»»

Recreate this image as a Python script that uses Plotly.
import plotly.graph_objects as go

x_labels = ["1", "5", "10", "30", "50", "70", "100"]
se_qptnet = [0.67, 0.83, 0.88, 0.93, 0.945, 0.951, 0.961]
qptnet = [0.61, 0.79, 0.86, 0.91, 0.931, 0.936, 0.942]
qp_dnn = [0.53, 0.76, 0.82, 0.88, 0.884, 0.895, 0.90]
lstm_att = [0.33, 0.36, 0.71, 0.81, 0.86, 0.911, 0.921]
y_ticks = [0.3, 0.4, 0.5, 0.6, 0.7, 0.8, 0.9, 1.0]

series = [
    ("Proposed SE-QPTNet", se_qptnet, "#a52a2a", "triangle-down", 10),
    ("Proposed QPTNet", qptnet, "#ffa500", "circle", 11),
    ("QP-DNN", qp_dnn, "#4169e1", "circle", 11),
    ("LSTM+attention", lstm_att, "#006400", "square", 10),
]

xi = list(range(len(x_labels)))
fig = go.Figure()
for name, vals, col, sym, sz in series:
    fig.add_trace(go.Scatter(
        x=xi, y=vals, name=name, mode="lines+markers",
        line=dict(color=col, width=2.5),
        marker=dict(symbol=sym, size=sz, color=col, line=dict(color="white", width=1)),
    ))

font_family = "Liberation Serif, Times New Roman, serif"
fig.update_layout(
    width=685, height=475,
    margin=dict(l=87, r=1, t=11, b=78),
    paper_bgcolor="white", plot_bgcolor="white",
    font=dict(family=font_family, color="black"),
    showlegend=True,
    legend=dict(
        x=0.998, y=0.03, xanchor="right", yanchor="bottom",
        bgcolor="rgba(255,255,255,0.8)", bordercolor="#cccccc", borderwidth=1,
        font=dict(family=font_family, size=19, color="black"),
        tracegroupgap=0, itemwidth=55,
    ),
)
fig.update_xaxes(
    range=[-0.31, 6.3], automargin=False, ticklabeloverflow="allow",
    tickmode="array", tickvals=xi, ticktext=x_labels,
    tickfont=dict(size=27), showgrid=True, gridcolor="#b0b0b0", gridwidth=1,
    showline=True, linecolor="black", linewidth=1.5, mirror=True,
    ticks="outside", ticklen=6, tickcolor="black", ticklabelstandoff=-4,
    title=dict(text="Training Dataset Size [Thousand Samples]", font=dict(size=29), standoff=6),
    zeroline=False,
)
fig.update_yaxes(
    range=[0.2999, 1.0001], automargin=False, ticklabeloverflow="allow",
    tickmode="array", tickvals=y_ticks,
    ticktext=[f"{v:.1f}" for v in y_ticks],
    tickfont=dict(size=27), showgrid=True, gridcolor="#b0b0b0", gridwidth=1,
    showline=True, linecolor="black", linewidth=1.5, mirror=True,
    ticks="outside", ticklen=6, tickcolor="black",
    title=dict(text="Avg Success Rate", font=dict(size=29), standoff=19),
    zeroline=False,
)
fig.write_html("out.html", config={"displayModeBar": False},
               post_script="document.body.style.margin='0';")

««

◆ Work to be completed ◆
Restate the data above word for word.

◆ Completed exercise ◆
Recreate this image as a Python script that uses Plotly.
import plotly.graph_objects as go

x_labels = ["1", "5", "10", "30", "50", "70", "100"]
se_qptnet = [0.67, 0.83, 0.88, 0.93, 0.945, 0.951, 0.961]
qptnet = [0.61, 0.79, 0.86, 0.91, 0.931, 0.936, 0.942]
qp_dnn = [0.53, 0.76, 0.82, 0.88, 0.884, 0.895, 0.90]
lstm_att = [0.33, 0.36, 0.71, 0.81, 0.86, 0.911, 0.921]
y_ticks = [0.3, 0.4, 0.5, 0.6, 0.7, 0.8, 0.9, 1.0]

series = [
    ("Proposed SE-QPTNet", se_qptnet, "#a52a2a", "triangle-down", 10),
    ("Proposed QPTNet", qptnet, "#ffa500", "circle", 11),
    ("QP-DNN", qp_dnn, "#4169e1", "circle", 11),
    ("LSTM+attention", lstm_att, "#006400", "square", 10),
]

xi = list(range(len(x_labels)))
fig = go.Figure()
for name, vals, col, sym, sz in series:
    fig.add_trace(go.Scatter(
        x=xi, y=vals, name=name, mode="lines+markers",
        line=dict(color=col, width=2.5),
        marker=dict(symbol=sym, size=sz, color=col, line=dict(color="white", width=1)),
    ))

font_family = "Liberation Serif, Times New Roman, serif"
fig.update_layout(
    width=685, height=475,
    margin=dict(l=87, r=1, t=11, b=78),
    paper_bgcolor="white", plot_bgcolor="white",
    font=dict(family=font_family, color="black"),
    showlegend=True,
    legend=dict(
        x=0.998, y=0.03, xanchor="right", yanchor="bottom",
        bgcolor="rgba(255,255,255,0.8)", bordercolor="#cccccc", borderwidth=1,
        font=dict(family=font_family, size=19, color="black"),
        tracegroupgap=0, itemwidth=55,
    ),
)
fig.update_xaxes(
    range=[-0.31, 6.3], automargin=False, ticklabeloverflow="allow",
    tickmode="array", tickvals=xi, ticktext=x_labels,
    tickfont=dict(size=27), showgrid=True, gridcolor="#b0b0b0", gridwidth=1,
    showline=True, linecolor="black", linewidth=1.5, mirror=True,
    ticks="outside", ticklen=6, tickcolor="black", ticklabelstandoff=-4,
    title=dict(text="Training Dataset Size [Thousand Samples]", font=dict(size=29), standoff=6),
    zeroline=False,
)
fig.update_yaxes(
    range=[0.2999, 1.0001], automargin=False, ticklabeloverflow="allow",
    tickmode="array", tickvals=y_ticks,
    ticktext=[f"{v:.1f}" for v in y_ticks],
    tickfont=dict(size=27), showgrid=True, gridcolor="#b0b0b0", gridwidth=1,
    showline=True, linecolor="black", linewidth=1.5, mirror=True,
    ticks="outside", ticklen=6, tickcolor="black",
    title=dict(text="Avg Success Rate", font=dict(size=29), standoff=19),
    zeroline=False,
)
fig.write_html("out.html", config={"displayModeBar": False},
               post_script="document.body.style.margin='0';")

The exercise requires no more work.